The new mapping system will be replacing Google Maps, until now a pre-loaded app on the iPhone and iPad, with its own in-house map service, delivering a big blow to Google, which gets about half its mobile map traffic from Apple mobile devices. Apple's new iOS6 mobile software will be available in the autumn.

The move signals how the friendship between the two tech giants - former Google CEO Eric Schmidt once sat on Apple's board - has become a bitter rivalry shaping the evolution of the mobile industry. Mr Jobs was famously quoted as saying he was willing to go "thermo nuclear" on the search leader after it decided to position Android against the iPhone.

Now Apple will do its utmost to reduce its reliance on Google, said Colin Gillis, analyst with BGC Partners. "What happens if one day Google decides to not provide Apple with maps," said Gillis. "You can't have that kind of dependency on a competitor."

Apple's map service comes with three-dimensional images of cities called "Flyover" along with real-time traffic updates and also turn-by-turn navigation, the last a feature that Google has in Android devices but had not made available in Apple devices.

Siri, the innovative voice-activated iPhone search-feature users have criticised as faulty and inadequate, will now also be available on iPads and recites a larger database of answers, especially in relation to sports, restaurants and movies.

Siri is also integrated into the new mapping service so users can ask for step-by-step directions.

While Apple is late to the game with turn-by-turn directions, Forrester analyst Charles Golvin said that Apple's new service featured various improvements, demonstrating Apple's ability to take an experience offered by rivals and "go even further".
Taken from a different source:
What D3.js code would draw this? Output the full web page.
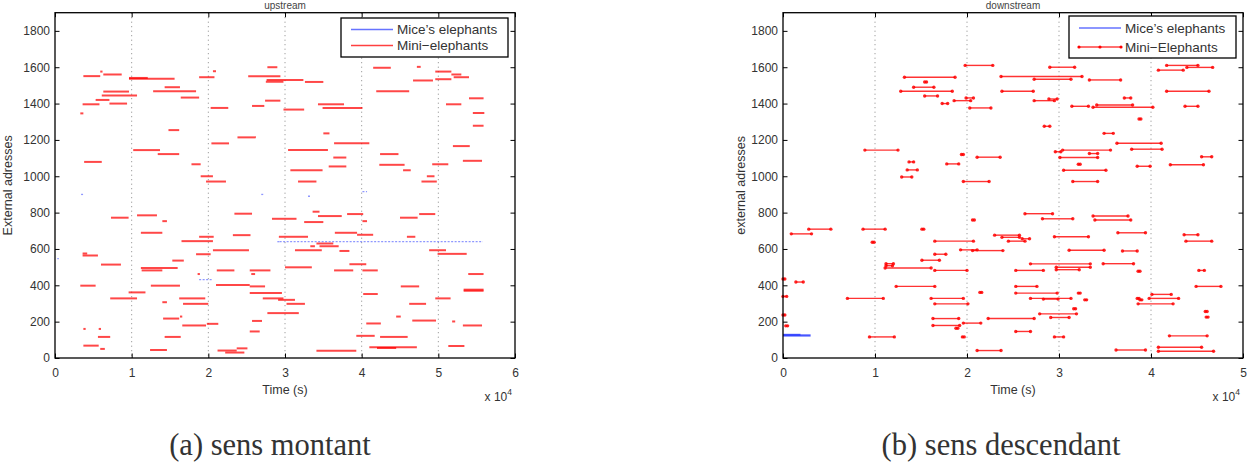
<!DOCTYPE html>
<html><head><meta charset="utf-8">
<script src="https://cdn.jsdelivr.net/npm/d3@7"></script>
<style>body{margin:0;background:#fff}svg{display:block}</style>
</head><body>
<svg id="c" width="1254" height="467"></svg>
<script>
// ---------- data (time in thousands of seconds, address index) ----------
const yTicks = [0,200,400,600,800,1000,1200,1400,1600,1800];
const upXTicks = [0,1,2,3,4,5,6];      // x 10^4 s
const downXTicks = [0,1,2,3,4,5];      // x 10^4 s

// upstream mini-elephants: [start, end, address]
const upMini = [
[3.7,5.9,1551],[5.9,6.2,1576],[6.3,8.7,1560],[9.65,12.1,1541],[9.65,15.6,1536],[14.3,16.3,1490],[12.8,18.4,1468],
[6.3,9.65,1466],[6.1,10.7,1444],[16.4,18.8,1433],[5.3,7.1,1420],[3.6,5.8,1396],[7.1,9.4,1400],[3.3,3.7,1346],
[14.8,16.2,1254],[10.2,13.7,1144],[13.4,16.2,1122],[3.8,6.1,1079],[17.8,19.0,1066],[19.0,20.6,1000],[19.7,22.3,971],
[18.8,20.8,1545],[20.6,21.0,1578],[20.3,22.6,1376],[20.4,22.7,1181],[23.8,26.2,1214],[27.7,29.0,1600],[25.2,29.4,1551],
[27.6,32.4,1530],[27.5,29.8,1520],[27.4,29.4,1416],[25.7,27.3,1387],[29.8,32.5,1367],
[32.6,35.0,1519],[41.5,43.8,1597],[47.2,47.7,1602],[49.6,51.7,1576],[51.7,53.0,1560],[52.0,54.0,1545],[49.6,51.7,1534],
[46.7,49.3,1527],[41.9,46.2,1468],[54.0,55.9,1429],[34.3,37.7,1396],[51.0,53.0,1396],[34.9,40.1,1376],[54.5,56.0,1348],
[54.5,55.9,1278],[35.0,35.8,1236],[36.4,41.0,1181],[51.9,54.1,1166],[30.4,35.6,1144],[42.4,44.8,1122],[36.3,38.0,1103],
[53.2,55.7,1085],[42.3,45.6,1063],[49.2,51.3,1066],[35.7,38.0,1054],[30.7,34.9,1033],[45.4,46.4,1033],[48.5,49.5,1000],
[31.7,34.1,971],[47.8,49.8,971],
[7.3,9.6,772],[10.7,13.3,785],[14.0,14.6,753],[23.4,25.7,794],[28.3,31.5,766],[11.2,14.0,689],[18.8,20.7,667],
[23.2,25.5,676],[29.2,33.0,667],[16.5,20.6,643],[20.6,25.3,593],[18.4,20.3,571],[3.6,5.6,564],[3.6,4.2,575],
[15.3,16.8,536],[6.0,8.6,514],[11.2,16.0,495],[11.3,14.0,482],[21.1,23.4,482],[25.4,28.1,482],[18.6,18.9,462],
[25.6,26.1,462],[3.3,5.3,398],[12.5,16.3,398],[21.0,25.4,401],[25.4,27.4,394],[9.6,11.8,361],[25.4,29.6,357],
[7.2,10.7,328],[16.2,19.6,328],[27.1,29.8,328],[29.1,31.3,320],[16.7,20.0,298],[30.2,32.6,298],[14.0,14.6,307],
[27.7,31.8,247],[16.3,16.6,228],[14.1,16.2,217],[25.7,27.0,204],[19.8,21.3,188],[16.6,19.7,179],[3.7,4.0,160],
[5.7,6.0,160],[25.4,26.7,146],[5.6,7.2,116],[14.3,16.4,116],[3.7,5.7,68],[5.9,6.5,50],[12.4,14.6,44],[21.2,23.7,41],
[22.2,24.7,30],[23.7,25.1,53],
[33.6,34.5,805],[34.3,37.4,781],[38.1,40.2,792],[47.5,49.6,792],[45.0,47.3,772],[40.1,40.7,753],[32.5,35.0,748],
[36.5,39.4,689],[39.4,41.5,678],[45.9,47.0,667],[34.1,36.3,630],[34.5,37.0,615],[33.3,33.9,615],[31.3,34.8,593],
[37.1,38.4,589],[48.8,51.0,593],[49.9,53.7,573],[38.4,40.6,516],[30.0,33.5,499],[36.4,38.9,482],[40.1,42.1,482],
[53.9,55.9,462],[45.1,47.5,394],[53.3,55.9,376],[53.3,55.9,370],[40.2,42.1,352],[49.6,51.6,328],[46.2,48.4,298],
[44.5,45.1,228],[46.6,49.7,206],[51.8,52.2,201],[40.6,42.5,190],[53.2,55.7,179],[39.3,41.7,122],[42.4,46.0,116],
[51.3,53.4,66],[41.0,47.2,59],[42.0,44.5,55],[34.1,39.3,40]
];
// upstream mice's elephants
const upMice = [
[29.3,55.8,640],[18.8,20.6,431],[0.3,0.5,547],[3.4,3.7,900],[26.9,27.2,900],[33.0,33.3,890],[40.1,40.7,916],[29.0,29.4,640]
];
// downstream mini-elephants
const downMini = [
[19.8,22.8,1610],[13.2,18.7,1545],[15.4,15.6,1519],[14.2,16.4,1490],[12.8,18.4,1468],[23.8,27.2,1468],[15.4,16.8,1442],
[19.9,20.7,1431],[18.6,20.4,1416],[17.3,17.9,1400],[20.3,22.6,1376],[8.9,12.5,1144],[19.4,19.6,1120],[21.1,23.6,1105],
[13.7,14.2,1079],[17.8,19.1,1068],[13.5,14.6,1035],[12.9,14.0,996],[19.6,22.4,971],
[29.0,31.7,1600],[40.8,43.5,1584],[41.7,45.1,1610],[43.9,46.7,1599],[23.7,32.5,1549],[27.3,31.3,1534],[33.3,36.7,1530],
[41.7,46.3,1468],[37.1,37.8,1431],[28.9,29.8,1425],[27.3,29.5,1416],[31.4,33.2,1385],[34.1,38.0,1392],[33.7,40.2,1380],
[43.7,45.1,1385],[38.7,38.9,1315],[28.4,29.0,1275],[34.9,35.9,1236],[36.3,41.1,1182],[37.9,41.2,1149],[30.4,35.6,1144],
[29.6,30.2,1135],[33.3,34.2,1125],[30.1,34.2,1103],[32.1,32.3,1066],[42.1,45.7,1063],[45.5,46.6,1107],[38.5,39.9,1055],
[30.5,35.1,1033],[31.5,34.2,971],
[20.6,20.8,759],[2.8,5.2,709],[8.7,11.1,709],[15.1,15.3,709],[0.9,3.1,683],[23.0,25.7,676],[23.8,25.7,664],[16.5,20.7,643],
[24.5,26.3,643],[9.7,9.9,637],[19.3,21.1,595],[20.6,23.9,591],[16.5,17.7,571],[15.1,17.0,538],[11.2,12.0,519],[11.2,11.9,508],
[11.1,16.1,495],[16.5,20.0,482],[25.3,28.3,482],[0,0.2,435],[1.4,2.2,418],[12.3,16.5,394],[25.3,27.6,394],[21.4,21.6,361],
[25.3,29.8,357],[0,0.4,339],[7.0,10.9,328],[16.1,19.6,328],[26.9,31.3,328],[28.3,29.9,324],[16.5,20.1,298],[38.6,42.4,298],
[0,0.2,237],[16.3,19.1,217],[22.3,27.3,217],[27.9,31.9,243],[29.1,31.1,223],[19.6,21.5,192],[16.3,19.2,179],[0.3,0.5,177],
[18.8,19.0,164],[25.3,26.9,146],[9.4,12.1,116],[19.5,19.7,116],[29.5,30.5,116],[21.1,23.7,41],
[26.3,29.3,794],[33.7,37.5,781],[28.2,31.5,766],[33.9,37.8,759],[36.4,39.4,689],[43.6,45.1,678],[29.5,33.2,667],
[26.0,26.8,656],[43.8,46.6,643],[31.1,34.9,593],[36.9,38.5,589],[26.9,33.4,518],[34.8,38.1,519],[29.7,33.4,499],
[29.7,32.2,486],[38.6,38.8,477],[45.2,45.8,482],[44.9,47.6,394],[32.1,32.3,357],[40.1,42.2,350],[39.8,43.0,328],
[38.5,38.7,328],[38.8,39.0,320],[32.8,33.0,320],[31.6,31.8,271],[45.9,46.1,256],[46.0,46.2,225],[42.0,46.1,122],
[40.8,45.5,59],[36.2,39.4,44],[40.8,46.8,37]
];
// downstream mice's elephants
const downMice = [[0,3.0,124],[0,1.9,127]];

// ---------- drawing ----------
const svg = d3.select('#c');
const FONT = '"Liberation Sans", Arial, Helvetica, sans-serif';
const TOP = 12.7, BOT = 358;

function panel(o){
  const x = d3.scaleLinear().domain([0, o.xTicks[o.xTicks.length-1]*1e4]).range([o.x0, o.x1]);
  const y = d3.scaleLinear().domain([0, 1900]).range([BOT, TOP]);
  const g = svg.append('g');
  const tv = o.xTicks.map(d => d*1e4);

  // grid
  g.append('g').selectAll('line').data(tv.slice(1, -1)).join('line')
    .attr('x1', d => x(d)).attr('x2', d => x(d)).attr('y1', TOP).attr('y2', BOT)
    .attr('stroke', '#888').attr('stroke-width', 1).attr('stroke-dasharray', '1,3.5');

  // axes
  const styleAxis = a => { a.select('.domain').remove();
    a.selectAll('text').attr('font-family', FONT).attr('font-size', 12).attr('fill', '#333');
    a.selectAll('line').attr('stroke', '#000'); };
  g.append('g').attr('transform', `translate(0,${BOT})`)
    .call(d3.axisBottom(x).tickValues(tv).tickSize(-4.5).tickPadding(10).tickFormat(d => d/1e4)).call(styleAxis);
  g.append('g').attr('transform', `translate(0,${TOP})`)
    .call(d3.axisTop(x).tickValues(tv).tickSize(-4.5).tickFormat('')).call(styleAxis);
  g.append('g').attr('transform', `translate(${o.x0},0)`)
    .call(d3.axisLeft(y).tickValues(yTicks).tickSize(-4.5).tickPadding(5).tickFormat(d3.format('d'))).call(styleAxis);
  g.append('g').attr('transform', `translate(${o.x1},0)`)
    .call(d3.axisRight(y).tickValues(yTicks).tickSize(-4.5).tickFormat('')).call(styleAxis);

  // segments
  const seg = (data, color, w, op, dash) => g.append('g').selectAll('line').data(data).join('line')
    .attr('x1', d => x(d[0]*1000)).attr('x2', d => x(d[1]*1000))
    .attr('y1', d => y(d[2])).attr('y2', d => y(d[2]))
    .attr('stroke', color).attr('stroke-width', w).attr('stroke-opacity', op)
    .attr('stroke-dasharray', dash || null).attr('stroke-linecap', 'butt');
  seg(o.mini, '#ff0000', o.redW, o.redOp);
  seg(o.mice, '#3344ff', o.blueW, o.blueOp, o.blueDash);
  if (o.markers) {
    const pts = o.mini.flatMap(d => [[d[0], d[2]], [d[1], d[2]]]);
    g.append('g').selectAll('circle').data(pts).join('circle')
      .attr('cx', d => x(d[0]*1000)).attr('cy', d => y(d[1])).attr('r', 1.7).attr('fill', '#ff0000').attr('fill-opacity', 0.85);
  }

  // box
  g.append('rect').attr('x', o.x0).attr('y', TOP).attr('width', o.x1-o.x0).attr('height', BOT-TOP)
    .attr('fill', 'none').attr('stroke', '#000').attr('stroke-width', 1.3);

  const cx = (o.x0 + o.x1)/2;
  // title
  g.append('text').attr('x', cx).attr('y', 8.5).attr('text-anchor', 'middle')
    .attr('font-family', FONT).attr('font-size', 10).attr('fill', '#444').text(o.title);
  // axis labels
  g.append('text').attr('x', cx).attr('y', 394).attr('text-anchor', 'middle')
    .attr('font-family', FONT).attr('font-size', 12.5).attr('fill', '#333').text('Time (s)');
  const ex = g.append('text').attr('x', o.x1 - 3).attr('y', 401).attr('text-anchor', 'end')
    .attr('font-family', FONT).attr('font-size', 12).attr('fill', '#333');
  ex.append('tspan').text('x 10');
  ex.append('tspan').attr('dy', -6).attr('font-size', 8.5).text('4');
  g.append('text').attr('transform', `translate(${o.yLabX},${(TOP+BOT)/2}) rotate(-90)`)
    .attr('text-anchor', 'middle').attr('font-family', FONT).attr('font-size', 12.5).attr('fill', '#333').text(o.yLabel);

  // legend
  const L = o.legend;
  g.append('rect').attr('x', L.x).attr('y', L.y).attr('width', L.w).attr('height', L.h)
    .attr('fill', '#fff').attr('stroke', '#000').attr('stroke-width', 1.3);
  const items = [{t: "Mice\u2019s elephants", c: '#3344ff'}, {t: o.miniLabel, c: '#ff0000'}];
  items.forEach((it, i) => {
    const yy = L.y + L.rows[i];
    g.append('line').attr('x1', L.x + 10).attr('x2', L.x + 52).attr('y1', yy).attr('y2', yy)
      .attr('stroke', it.c).attr('stroke-width', 1.6).attr('stroke-opacity', 0.75);
    if (o.markers && i === 1) {
      [L.x + 10, L.x + 31, L.x + 52].forEach(px => g.append('circle').attr('cx', px).attr('cy', yy).attr('r', 1.6).attr('fill', '#ff0000'));
    }
    g.append('text').attr('x', L.x + 56).attr('y', yy + 4.6).attr('font-family', FONT).attr('font-size', 13.5)
      .attr('fill', '#333').text(it.t);
  });

  // caption
  g.append('text').attr('x', o.capX).attr('y', 455).attr('text-anchor', 'middle')
    .attr('font-family', '"Liberation Serif", "Times New Roman", serif').attr('font-size', 30.5).attr('fill', '#333')
    .text(o.caption);
}

panel({x0: 55, x1: 515, xTicks: upXTicks, mini: upMini, mice: upMice, redW: 2, redOp: 0.72, blueW: 1.3, blueOp: 0.55, blueDash: '2,1.5',
  markers: false, title: 'upstream', yLabel: 'External adresses', yLabX: 12, miniLabel: 'Mini\u2212elephants',
  legend: {x: 341, y: 18, w: 167, h: 39, rows: [11.5, 27.5]}, caption: '(a) sens montant', capX: 270});
panel({x0: 783, x1: 1243, xTicks: downXTicks, mini: downMini, mice: downMice, redW: 1.4, redOp: 0.8, blueW: 2.2, blueOp: 0.9,
  markers: true, title: 'downstream', yLabel: 'external adresses', yLabX: 745, miniLabel: 'Mini\u2212Elephants',
  legend: {x: 1069, y: 16, w: 167, h: 42, rows: [12, 31]}, caption: '(b) sens descendant', capX: 1001});
</script>
</body></html>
He also cited a new app for iPhone and iPads called Passbook that organises a user's electronic airline tickets, movie tickets and restaurant loyalty cards. The app is a "harbinger of them doing much, much more," he said pointing to the electronic payment and mobile commerce market.

Executives said Apple has also integrated social network Facebook deeper into the operating system, allowing Siri-users to post photos with voice commands.

Long lines marked the beginning of the week-long annual Worldwide Developers' Conference, where Apple developers rub shoulders with employees, test the latest products and software, and connect with peers.

The consumer device giant introduced an all-new addition to its MacBook Pro lineup, Apple's highest-end laptops. At 0.7 inches and weighing under 4.5 pounds, the new MacBook Pro ranks among the thinnest laptops in the market and will hit store shelves months before many Microsoft Windows-equipped "Ultrabooks."

They will employ the "retina" displays that have won strong positive reviews for the new iPad but start at $2,199 (€1,765).

Along with the introduction of the new MacBook Pro, Apple also updated it current Mac lineup including the MacBook Air.

More than ever, Apple finds itself in a pitched battle with Google: in smartphones, cloud computing, and a never-ending competition to attract the best software developers.

Battling in many arenas, the rivals employ different weapons. Apple's intense grip on its systems - with the closely managed app store and seamless integration with hardware - stands in stark contrast to Google's free-for-all approach.

The open system approach, reminiscent of Microsoft's hugely successful strategy of creating standard-setting software that runs on a variety of hardware, has allowed Android to capture the market lead in smartphones, albeit with nothing close to Apple's profit margins.

Android has also helped create several potent hardware rivals to Apple. Samsung Electronics' Android-driven Galaxy SIII is drawing favourable comparisons to iPhone and Amazon.com Inc's cheaper Kindle Fire is challenging Apple in tablets and digital content.